Of course, familiarity doesn’t mean this wheel doesn’t roll with the best of them. If anything, it rolls. Choosing whether to hold onto a card for later or burn it for an immediate benefit is as compelling as ever, especially since by this point in his career, Clowdus knows how to give his cards teeth. It’s even possible to largely ignore the big army-building stuff in favor of a flurry of swift strikes, taking and fortifying locations before the end-of-round battle even starts.
But the central feature of Seii Daimyo is one I haven’t even mentioned, and it elevates the whole package with some very light — but very crucial — role management. At the start of each turn, your strategy is determined by selecting one of two roles, whether the location-capturing Samurai or the card-playing Ashigaru. The trick is that both of them grow more powerful as more of your opponents choose the other role. For example, picking the Ashigaru when there are a bunch of juicy locations to squabble over means that you’ll be drawing and playing multiple of those clan cards, which might very well mean your turn is two or three times as effective as anything all those samurai jocks could accomplish.
Unfortunately, the choice of which role to use often devolves into one of those He’ll pick Samurai so I should pick Ashigaru, but he knows that too so I should pick Samurai, but he knows that too so I should pick Ashigaru mental conundrums, which robs it of some of its potential bite. Picking a role that results in a bunch of actions often feels more like dumb luck than having out-cogitated your rivals. Which is a pity, because so much of the game hangs on that initial selection. If anything, it feels like the entire system should have been expanded upon, perhaps with a third role.

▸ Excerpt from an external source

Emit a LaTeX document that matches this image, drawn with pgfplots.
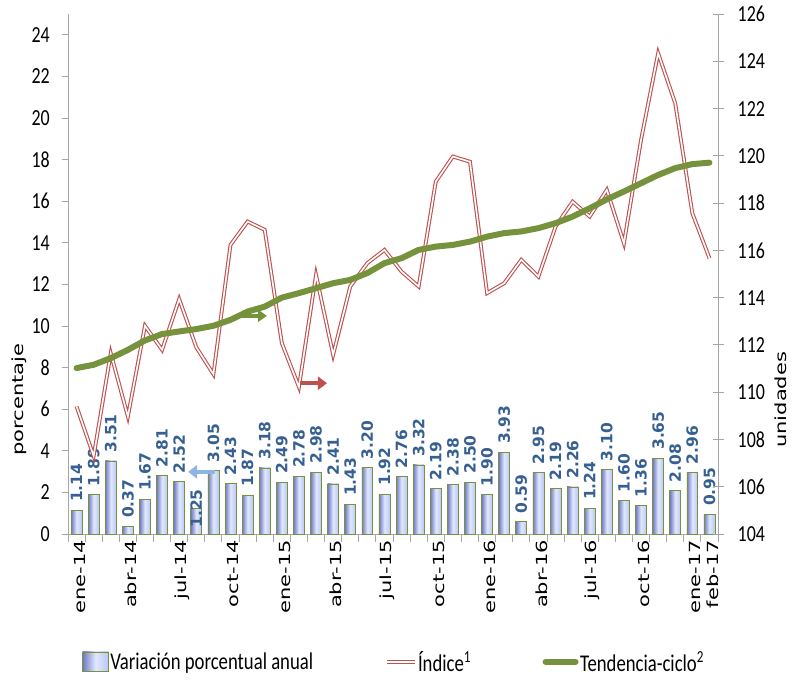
\documentclass[border=0pt]{standalone}
\usepackage{fontspec}
\setmainfont{Carlito}[FakeStretch=0.78]
\newfontfamily\dejavu{DejaVu Sans}
\usepackage{graphicx}
\usepackage{pgfplots}
\usepackage{pgfplotstable}
\pgfplotsset{compat=1.18}
\usetikzlibrary{arrows.meta}

\definecolor{barG}{RGB}{119,147,60}
\definecolor{idxR}{RGB}{192,80,77}
\definecolor{trendG}{RGB}{118,146,60}
\definecolor{labB}{RGB}{55,96,146}
\definecolor{axG}{RGB}{166,166,166}
\definecolor{arrB}{RGB}{141,180,226}
\definecolor{barD}{RGB}{112,120,196}
\definecolor{barM}{RGB}{186,198,244}
\definecolor{barL}{RGB}{224,232,255}

\newcommand\xl[1]{\scalebox{1}[0.73]{\dejavu\fontsize{21}{21}\selectfont #1}}

\pgfplotsset{
  mybarlegend/.style={legend image code/.code={\draw[##1] (0pt,-9pt) rectangle (26pt,10pt);}},
  mylinelegend/.style={legend image code/.code={\draw[##1] (0pt,0pt) -- (#1,0pt);}},
}

\pgfplotstableread{
x y dy
0 1.14 0
1 1.89 0
2 3.51 0
3 0.37 0
4 1.67 0
5 2.81 0
6 2.52 0
7 1.25 -28
8 3.05 0
9 2.43 0
10 1.87 0
11 3.18 0
12 2.49 0
13 2.78 0
14 2.98 0
15 2.41 0
16 1.43 0
17 3.20 0
18 1.92 0
19 2.76 0
20 3.32 0
21 2.19 0
22 2.38 0
23 2.50 0
24 1.90 0
25 3.93 0
26 0.59 0
27 2.95 0
28 2.19 0
29 2.26 0
30 1.24 0
31 3.10 0
32 1.60 0
33 1.36 0
34 3.65 0
35 2.08 0
36 2.96 0
37 0.95 0
}\bars

\pgfplotstableread{
x idx trend
0 109.40 111.02
1 107.30 111.16
2 111.65 111.44
3 108.97 111.79
4 112.81 112.19
5 111.79 112.46
6 113.94 112.57
7 111.90 112.67
8 110.76 112.81
9 116.23 113.06
10 117.22 113.41
11 116.87 113.62
12 112.08 114.00
13 110.22 114.19
14 114.96 114.40
15 111.58 114.61
16 114.47 114.75
17 115.46 115.04
18 116.02 115.46
19 115.10 115.67
20 114.47 116.02
21 118.91 116.16
22 119.97 116.23
23 119.75 116.37
24 114.19 116.58
25 114.61 116.73
26 115.60 116.80
27 114.89 116.94
28 117.00 117.15
29 118.06 117.43
30 117.43 117.78
31 118.56 118.16
32 116.30 118.49
33 120.67 118.84
34 124.34 119.19
35 122.22 119.48
36 117.57 119.65
37 115.67 119.71
}\lines

\begin{document}
\begin{tikzpicture}
\path[use as bounding box] (-68pt,-147pt) rectangle (731pt,534pt);
\begin{axis}[
  at={(0pt,0pt)}, anchor=south west,
  scale only axis, width=650pt, height=520pt,
  xmin=-0.5, xmax=37.5, ymin=0, ymax=25,
  axis x line*=bottom, axis y line*=left,
  axis line style={axG, line width=0.9pt},
  ytick={0,2,...,24},
  xtick={0,3,...,36,37},
  xticklabels={\xl{ene-14},\xl{abr-14},\xl{jul-14},\xl{oct-14},\xl{ene-15},\xl{abr-15},\xl{jul-15},\xl{oct-15},\xl{ene-16},\xl{abr-16},\xl{jul-16},\xl{oct-16},\xl{ene-17},\xl{feb-17}},
  minor xtick={-0.5,0.5,...,37.5},
  every major x tick/.style={draw=none},
  every minor x tick/.style={axG, line width=0.9pt},
  every major y tick/.style={axG, line width=0.9pt},
  tick align=outside, major tick length=6pt, minor tick length=8pt,
  /pgf/number format/assume math mode=true,
  yticklabel style={font=\fontsize{23}{23}\selectfont, inner sep=0pt, xshift=-12pt},
  xticklabel style={rotate=90, anchor=east, inner sep=0pt, yshift=-3pt},
  ylabel={\xl{porcentaje}},
  ylabel style={at={(axis description cs:-0.063,0.258)}, anchor=south, inner sep=0pt},
  clip=false,
]
\pgfplotsinvokeforeach{0,...,37}{
\addplot[ybar, bar shift=0pt, bar width=0.64, draw=barG, line width=0.7pt,
  left color=barD, right color=barM, middle color=barL,
  restrict expr to domain={\coordindex}{#1:#1},
  visualization depends on={\thisrow{dy}\as\labdy},
  nodes near coords={\pgfmathprintnumber[fixed,fixed zerofill,precision=2]{\pgfplotspointmeta}},
  every node near coord/.style={yshift=\labdy, rotate=90, anchor=west, font=\dejavu\bfseries\fontsize{15.5}{16}\selectfont, text=labB, inner xsep=8pt, inner ysep=0pt},
] table[x=x, y=y] {\bars};
}
\end{axis}
\begin{axis}[
  at={(0pt,0pt)}, anchor=south west,
  scale only axis, width=650pt, height=520pt,
  xmin=-0.5, xmax=37.5, ymin=104, ymax=126,
  axis x line=none, axis y line*=right,
  axis line style={axG, line width=0.9pt},
  ytick={104,106,...,126},
  every major y tick/.style={axG, line width=0.9pt},
  tick align=center, major tick length=11pt,
  /pgf/number format/assume math mode=true,
  yticklabel style={font=\fontsize{23}{23}\selectfont, inner sep=0pt, xshift=14pt},
  ylabel={\xl{unidades}},
  ylabel style={at={(axis description cs:1.0877,0.258)}, anchor=north, inner sep=0pt},
  clip=false,
  legend style={at={(axis description cs:0.0215,-0.246)}, anchor=west, draw=none, fill=none,
    legend columns=3, inner sep=0pt, font=\fontsize{24}{28}\selectfont,
    nodes={inner sep=1.5pt},
    /tikz/every even column/.append style={column sep=70pt}},
  legend cell align=left,
]
\addlegendimage{mybarlegend, draw=barG, line width=0.7pt, left color=barD, right color=barM, middle color=barL}
\addplot[draw=idxR, line width=1.1pt, double=white, double distance=1.6pt, mylinelegend=28pt] table[x=x, y=idx] {\lines};
\addplot[draw=trendG, line width=6pt, line cap=round, line join=round, mylinelegend=30pt] table[x=x, y=trend] {\lines};
\draw[-{Triangle[length=9pt,width=12pt]}, line width=3.5pt, trendG] (axis cs:9.38,113.23) -- (axis cs:11.13,113.23);
\draw[-{Triangle[length=9pt,width=13pt]}, line width=4pt, idxR] (axis cs:13.06,110.38) -- (axis cs:14.64,110.38);
\draw[-{Triangle[length=9pt,width=13pt]}, line width=4pt, arrB] (axis cs:8.09,106.63) -- (axis cs:6.52,106.63);
\legend{Variación porcentual anual, Índice\textsuperscript{1}, Tendencia-ciclo\textsuperscript{2}}
\end{axis}
\end{tikzpicture}
\end{document}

Of course, that’s an easy call for me to make from the sidelines, as much of Seii Daimyo’s appeal comes from its compactness. Nobody is going to accuse Seii Daimyo of being a masterpiece, but it does make for an interesting experiment. For one thing, it’s one of those rare Clowdus games that’s actually at its best with three or four players, and I would love to see him experiment further with the role selection.
For now, though, this is probably my least-favorite of this current trilogy. The good news is that tomorrow I’ll be talking about the best one.